Now, flash-forward to 2018, we’re starting to see some cracks in the porcelain. Like all new technologies, NMT is not invincible. Here’s why.
- Machine learning is about finding patterns. NMT tries at all costs to derive rational and human-like translations, and is trained to do so. If it is given madness, it will try to make meaning out of it. It isn’t trained on gibberish (after all, why would it be?), so it doesn’t output gibberish. Hence, it shouldn’t be surprising that jumbled letters are translated to sentences that make sense to us: the machine doesn’t know any better.
- Data sources explain a lot. When we see Google Translate spitting out religious-themed text, the first thing that should pop onto our radar is: where is it getting this knowledge from? Just as with humans, vocabulary for machines is learned and taught. The answer is usually the training data. Google Translate is an illustrative case study of the significance of training data in AI: machines only know what they’ve seen and what we’ve put in, and in this case, experts suspect the Bible was a likely source.
- This is far from the first time we’ve seen something like this. As others have noted, the random translations we’ve observed are analogous to bogus image classifications we find in computer vision. When networks are trained to identify different types of birds, and we throw a moose into the mix and ask the network to classify it, the model clearly hasn’t seen enough moose to know to classify it correctly. So, naturally, it coerces the answer into something familiar: a bird. The same principles hold here; if we give the network gibberish and it hasn’t seen gibberish before, we should take its translation output with a grain of salt.
Staying informed is crucial. Again and again, we see media outlets wrangling stories like this and packaging them into sensationalized glimpses of a creepy, unexplainable phenomenon. While it is praiseworthy that MotherBoard did indeed interview multiple experts on the subject and researched the topic well, the headline itself and various tweets to promote the article were still problematic and clickbaity. Clearly, many members of the public were led to believe something that wasn’t true, though the article itself had substantive content. Although there are obvious incentives to entice people to click on articles, in order to best serve the public, the media needs to tone down the gimmicky headings.

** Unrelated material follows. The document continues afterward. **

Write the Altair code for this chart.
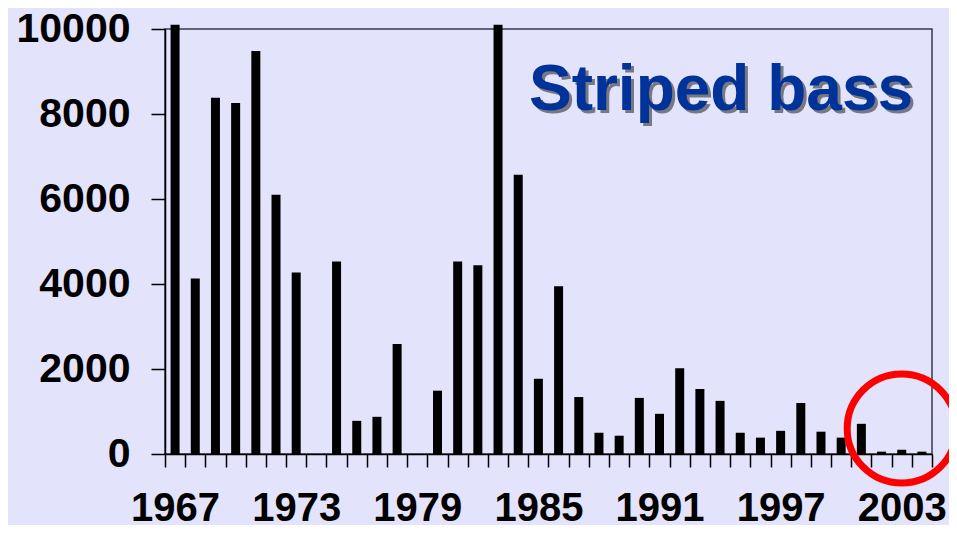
import altair as alt
import pandas as pd

years = [str(y) for y in range(1967, 2005)]
values = [10100, 4130, 8380, 8260, 9480, 6100, 4270, 0, 4530, 780,
          875, 2590, 0, 1490, 4530, 4440, 10100, 6570, 1770, 3950,
          1340, 500, 430, 1320, 945, 2020, 1530, 1250, 500, 385,
          545, 1200, 525, 385, 710, 55, 100, 55]
y_ticks = [0, 2000, 4000, 6000, 8000, 10000]
title_text = "Striped bass"
highlight_year = ["2003"]
highlight_value = [600]

df = pd.DataFrame({"year": years, "value": values})
hl = pd.DataFrame({"year": highlight_year, "value": highlight_value})

FONT = "Liberation Sans"
BG = "#E3E3FC"

xscale = alt.Scale(domain=years, paddingInner=0, paddingOuter=0)
yscale = alt.Scale(domain=[0, 10000], nice=False)

x_axis = alt.Axis(
    title=None, labelAngle=0, labelFontSize=40, labelFontWeight="bold",
    labelColor="black", labelFont=FONT, tickSize=13, tickColor="black",
    tickWidth=1.5, domainColor="black", domainWidth=1.5, tickBand="extent",
    labelPadding=21, labelOverlap=False,
    labelExpr="(toNumber(datum.value) - 1967) % 6 == 0 ? datum.value : ''",
)
y_axis = alt.Axis(
    title=None, values=y_ticks, format="d", labelFontSize=41,
    labelFontWeight="bold", labelColor="black", labelFont=FONT,
    tickSize=14, tickColor="black", tickWidth=1.5, domainColor="black",
    domainWidth=1.5, labelPadding=21, grid=False,
)

bars = alt.Chart(df).mark_bar(color="black", clip=False, width=9).encode(
    x=alt.X("year:N", scale=xscale, axis=x_axis, sort=years),
    y=alt.Y("value:Q", scale=yscale, axis=y_axis),
)

label_df = df[df["year"] == "1967"]

shadow = alt.Chart(label_df).mark_text(
    text=title_text, font=FONT, fontSize=64, fontWeight="bold",
    color="#222222", opacity=0.55, align="center", baseline="alphabetic",
).encode(x=alt.value(559), y=alt.value(84))

title = alt.Chart(label_df).mark_text(
    text=title_text, font=FONT, fontSize=64, fontWeight="bold",
    color="#003399", align="center", baseline="alphabetic",
).encode(x=alt.value(556), y=alt.value(81))

circle = alt.Chart(hl).mark_point(
    shape="circle", filled=False, color="#FF0000", strokeWidth=7,
    size=11900, opacity=1, clip=False,
).encode(
    x=alt.X("year:N", scale=xscale, sort=years),
    y=alt.Y("value:Q", scale=yscale),
)

chart = alt.layer(bars, shadow, title, circle).properties(
    width=767, height=425,
    background=BG,
    autosize=alt.AutoSizeParams(type="none"),
    padding={"left": 157, "top": 21, "right": 17, "bottom": 71},
).configure_view(stroke="#3a3a48", strokeWidth=1.5)

chart.save("out.html", embed_options={"renderer": "svg", "actions": False})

On the other hand, the public has the duty to be informed on the actual underpinnings of these stories and what the facts are surrounding new AI technologies. In addition, once we recognize the shortcomings of burgeoning technologies, we can help to prevent misinformed claims about its capabilities. A good read on the current known weaknesses of NMT can be found here.
Finally, it’s also the duty of the scientific community and news outlets to make this information accessible and less of a black box so that misleading articles do not gain traction and spread the way they do. Doomsday is not approaching. Google Translate just read the Bible and didn’t know better.
The world is not ending. Google Translate is just confused.
After Google Translate produced various coherent, religiously tinged translations of gibberish input, this phenomenon was covered by the media as a complete mystery, despite many rational explanations from industry experts. These include the possible usage of the Bible as translation data in Google’s algorithm, especially for less common languages that have few large sources of alternative data. The results are unsurprising, since Google Translate is trained to translate meaningful phrases, and thus produced them out of nothing. Once again, we see that staying informed on AI topics and not giving in to sensational headlines is crucial in this day and age.